--- WHAT THE EXERCISE ASKS ---
Starting with the first line below, extract each line through the one that contains "4.35, 5.0, 5.6];", inclusive, excluding pictures.
Start
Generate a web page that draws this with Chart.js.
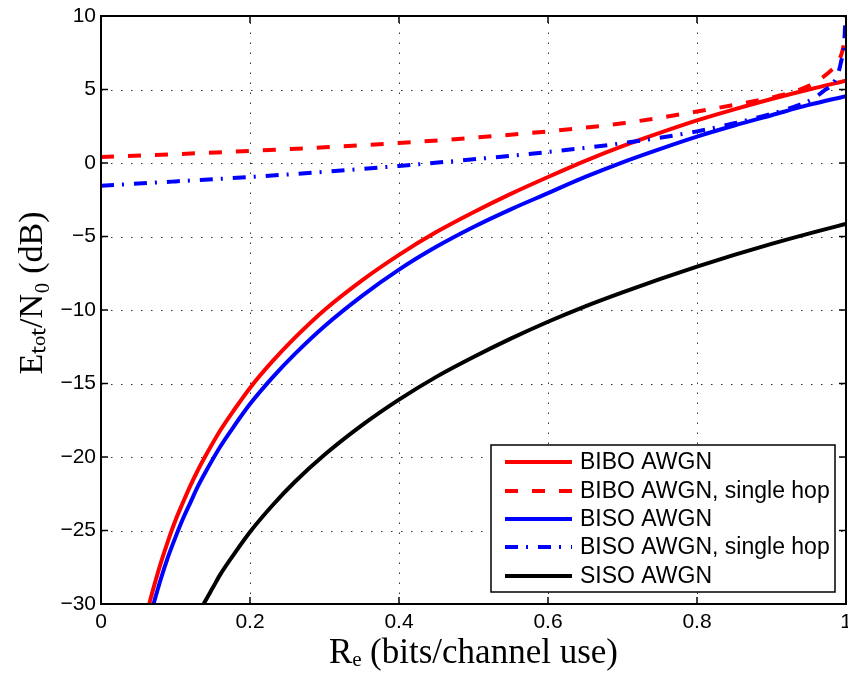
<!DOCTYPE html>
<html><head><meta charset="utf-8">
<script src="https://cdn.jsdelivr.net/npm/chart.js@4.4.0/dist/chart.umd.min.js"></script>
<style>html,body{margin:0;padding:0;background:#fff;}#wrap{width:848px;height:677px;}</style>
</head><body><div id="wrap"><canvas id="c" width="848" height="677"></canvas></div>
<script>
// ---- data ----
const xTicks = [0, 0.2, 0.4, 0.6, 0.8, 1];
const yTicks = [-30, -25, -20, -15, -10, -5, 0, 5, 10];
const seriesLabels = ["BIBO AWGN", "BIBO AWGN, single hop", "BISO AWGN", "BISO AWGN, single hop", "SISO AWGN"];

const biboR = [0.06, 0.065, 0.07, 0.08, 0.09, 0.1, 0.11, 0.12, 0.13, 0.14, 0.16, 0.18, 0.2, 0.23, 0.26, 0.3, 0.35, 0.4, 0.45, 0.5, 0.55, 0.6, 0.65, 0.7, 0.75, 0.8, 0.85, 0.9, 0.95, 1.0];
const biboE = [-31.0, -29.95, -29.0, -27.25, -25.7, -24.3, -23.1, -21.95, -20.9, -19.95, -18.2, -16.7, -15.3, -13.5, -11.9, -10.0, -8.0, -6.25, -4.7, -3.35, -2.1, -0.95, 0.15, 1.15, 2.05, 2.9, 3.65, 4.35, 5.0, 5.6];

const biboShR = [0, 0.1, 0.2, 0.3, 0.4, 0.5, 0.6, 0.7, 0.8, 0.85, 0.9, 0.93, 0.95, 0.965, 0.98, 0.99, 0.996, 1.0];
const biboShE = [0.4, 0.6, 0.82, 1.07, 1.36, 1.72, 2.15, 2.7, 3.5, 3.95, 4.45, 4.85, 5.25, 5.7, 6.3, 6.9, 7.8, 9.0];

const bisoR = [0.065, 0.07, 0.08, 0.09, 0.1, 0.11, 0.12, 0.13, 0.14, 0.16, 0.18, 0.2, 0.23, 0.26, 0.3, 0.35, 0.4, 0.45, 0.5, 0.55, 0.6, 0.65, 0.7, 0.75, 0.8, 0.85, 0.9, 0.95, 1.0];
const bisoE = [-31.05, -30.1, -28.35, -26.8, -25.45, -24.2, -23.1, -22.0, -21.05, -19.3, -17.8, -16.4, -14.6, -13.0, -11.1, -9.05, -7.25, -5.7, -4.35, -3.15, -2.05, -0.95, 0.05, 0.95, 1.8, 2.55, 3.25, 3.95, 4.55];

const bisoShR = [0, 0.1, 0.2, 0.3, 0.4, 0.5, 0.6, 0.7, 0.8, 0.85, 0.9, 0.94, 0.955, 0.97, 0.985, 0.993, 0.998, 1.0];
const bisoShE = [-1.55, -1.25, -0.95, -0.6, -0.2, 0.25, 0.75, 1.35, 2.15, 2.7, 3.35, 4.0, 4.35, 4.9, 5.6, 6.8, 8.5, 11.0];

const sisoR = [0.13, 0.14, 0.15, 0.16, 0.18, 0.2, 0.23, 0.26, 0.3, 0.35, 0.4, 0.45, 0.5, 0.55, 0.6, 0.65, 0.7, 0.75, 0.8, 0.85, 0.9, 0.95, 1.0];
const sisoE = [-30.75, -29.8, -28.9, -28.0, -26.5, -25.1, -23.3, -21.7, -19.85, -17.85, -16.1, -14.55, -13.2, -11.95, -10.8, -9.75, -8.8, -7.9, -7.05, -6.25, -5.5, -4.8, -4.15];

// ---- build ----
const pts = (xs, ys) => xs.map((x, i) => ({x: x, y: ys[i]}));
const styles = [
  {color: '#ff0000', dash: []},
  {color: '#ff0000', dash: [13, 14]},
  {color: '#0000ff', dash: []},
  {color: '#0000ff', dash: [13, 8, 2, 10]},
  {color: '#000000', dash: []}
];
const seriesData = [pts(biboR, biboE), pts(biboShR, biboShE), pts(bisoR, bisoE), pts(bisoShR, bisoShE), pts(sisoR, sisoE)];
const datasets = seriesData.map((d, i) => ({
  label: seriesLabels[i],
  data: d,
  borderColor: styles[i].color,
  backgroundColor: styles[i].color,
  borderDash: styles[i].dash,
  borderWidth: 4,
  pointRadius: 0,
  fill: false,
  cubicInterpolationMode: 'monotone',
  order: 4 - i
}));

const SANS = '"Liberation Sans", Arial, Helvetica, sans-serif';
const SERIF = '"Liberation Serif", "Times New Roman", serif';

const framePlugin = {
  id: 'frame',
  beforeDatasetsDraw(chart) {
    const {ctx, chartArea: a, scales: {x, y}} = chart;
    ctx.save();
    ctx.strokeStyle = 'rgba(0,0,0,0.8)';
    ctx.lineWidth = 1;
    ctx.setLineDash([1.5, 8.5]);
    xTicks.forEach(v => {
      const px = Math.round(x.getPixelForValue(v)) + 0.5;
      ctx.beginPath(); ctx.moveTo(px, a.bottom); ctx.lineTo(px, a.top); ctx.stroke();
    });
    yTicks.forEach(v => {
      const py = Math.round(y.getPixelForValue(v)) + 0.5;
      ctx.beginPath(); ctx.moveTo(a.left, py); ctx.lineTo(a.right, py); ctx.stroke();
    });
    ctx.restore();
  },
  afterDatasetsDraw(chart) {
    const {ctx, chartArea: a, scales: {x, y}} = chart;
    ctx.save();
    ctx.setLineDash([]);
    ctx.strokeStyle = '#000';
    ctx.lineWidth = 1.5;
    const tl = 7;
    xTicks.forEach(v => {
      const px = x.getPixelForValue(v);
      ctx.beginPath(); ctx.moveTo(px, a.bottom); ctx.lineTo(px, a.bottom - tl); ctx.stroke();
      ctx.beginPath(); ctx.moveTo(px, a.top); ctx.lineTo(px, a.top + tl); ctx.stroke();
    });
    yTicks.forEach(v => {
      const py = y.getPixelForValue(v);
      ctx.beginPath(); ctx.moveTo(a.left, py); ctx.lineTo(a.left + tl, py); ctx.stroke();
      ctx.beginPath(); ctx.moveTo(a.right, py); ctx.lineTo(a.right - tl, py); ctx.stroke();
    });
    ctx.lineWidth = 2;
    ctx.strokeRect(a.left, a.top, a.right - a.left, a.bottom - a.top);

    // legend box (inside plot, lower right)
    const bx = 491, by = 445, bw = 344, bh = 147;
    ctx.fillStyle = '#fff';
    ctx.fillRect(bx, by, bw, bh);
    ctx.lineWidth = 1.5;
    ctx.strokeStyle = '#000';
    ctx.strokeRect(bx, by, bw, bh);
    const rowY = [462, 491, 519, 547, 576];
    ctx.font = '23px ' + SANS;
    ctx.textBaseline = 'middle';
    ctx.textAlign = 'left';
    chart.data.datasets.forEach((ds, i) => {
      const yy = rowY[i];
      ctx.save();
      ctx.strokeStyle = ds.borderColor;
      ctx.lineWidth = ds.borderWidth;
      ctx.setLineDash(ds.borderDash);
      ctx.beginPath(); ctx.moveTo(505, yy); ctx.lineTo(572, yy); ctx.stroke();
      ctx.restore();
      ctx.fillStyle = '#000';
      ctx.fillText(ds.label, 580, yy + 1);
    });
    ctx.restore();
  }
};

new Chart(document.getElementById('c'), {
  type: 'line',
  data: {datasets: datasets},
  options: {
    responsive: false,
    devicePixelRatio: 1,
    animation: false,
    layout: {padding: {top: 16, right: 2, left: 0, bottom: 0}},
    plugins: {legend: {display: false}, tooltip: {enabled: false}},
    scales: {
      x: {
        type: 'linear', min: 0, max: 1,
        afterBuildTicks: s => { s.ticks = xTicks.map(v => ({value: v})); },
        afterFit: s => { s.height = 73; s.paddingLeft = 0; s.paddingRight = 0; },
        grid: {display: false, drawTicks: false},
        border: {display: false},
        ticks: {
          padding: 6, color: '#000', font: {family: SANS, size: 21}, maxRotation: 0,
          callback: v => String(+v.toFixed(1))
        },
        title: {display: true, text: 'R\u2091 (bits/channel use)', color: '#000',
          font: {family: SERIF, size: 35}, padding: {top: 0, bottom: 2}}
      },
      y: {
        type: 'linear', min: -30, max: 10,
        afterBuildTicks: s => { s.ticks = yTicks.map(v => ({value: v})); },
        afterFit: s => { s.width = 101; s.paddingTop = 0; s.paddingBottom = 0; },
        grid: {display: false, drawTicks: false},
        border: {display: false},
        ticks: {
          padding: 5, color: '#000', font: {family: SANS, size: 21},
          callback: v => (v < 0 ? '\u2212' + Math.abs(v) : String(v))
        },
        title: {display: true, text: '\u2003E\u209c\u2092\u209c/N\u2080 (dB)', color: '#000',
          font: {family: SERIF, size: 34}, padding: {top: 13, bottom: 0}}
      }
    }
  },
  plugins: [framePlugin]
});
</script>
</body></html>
End
--- FINAL RESULT ---
Generate a web page that draws this with Chart.js.
<!DOCTYPE html>
<html><head><meta charset="utf-8">
<script src="https://cdn.jsdelivr.net/npm/chart.js@4.4.0/dist/chart.umd.min.js"></script>
<style>html,body{margin:0;padding:0;background:#fff;}#wrap{width:848px;height:677px;}</style>
</head><body><div id="wrap"><canvas id="c" width="848" height="677"></canvas></div>
<script>
// ---- data ----
const xTicks = [0, 0.2, 0.4, 0.6, 0.8, 1];
const yTicks = [-30, -25, -20, -15, -10, -5, 0, 5, 10];
const seriesLabels = ["BIBO AWGN", "BIBO AWGN, single hop", "BISO AWGN", "BISO AWGN, single hop", "SISO AWGN"];

const biboR = [0.06, 0.065, 0.07, 0.08, 0.09, 0.1, 0.11, 0.12, 0.13, 0.14, 0.16, 0.18, 0.2, 0.23, 0.26, 0.3, 0.35, 0.4, 0.45, 0.5, 0.55, 0.6, 0.65, 0.7, 0.75, 0.8, 0.85, 0.9, 0.95, 1.0];
const biboE = [-31.0, -29.95, -29.0, -27.25, -25.7, -24.3, -23.1, -21.95, -20.9, -19.95, -18.2, -16.7, -15.3, -13.5, -11.9, -10.0, -8.0, -6.25, -4.7, -3.35, -2.1, -0.95, 0.15, 1.15, 2.05, 2.9, 3.65, 4.35, 5.0, 5.6];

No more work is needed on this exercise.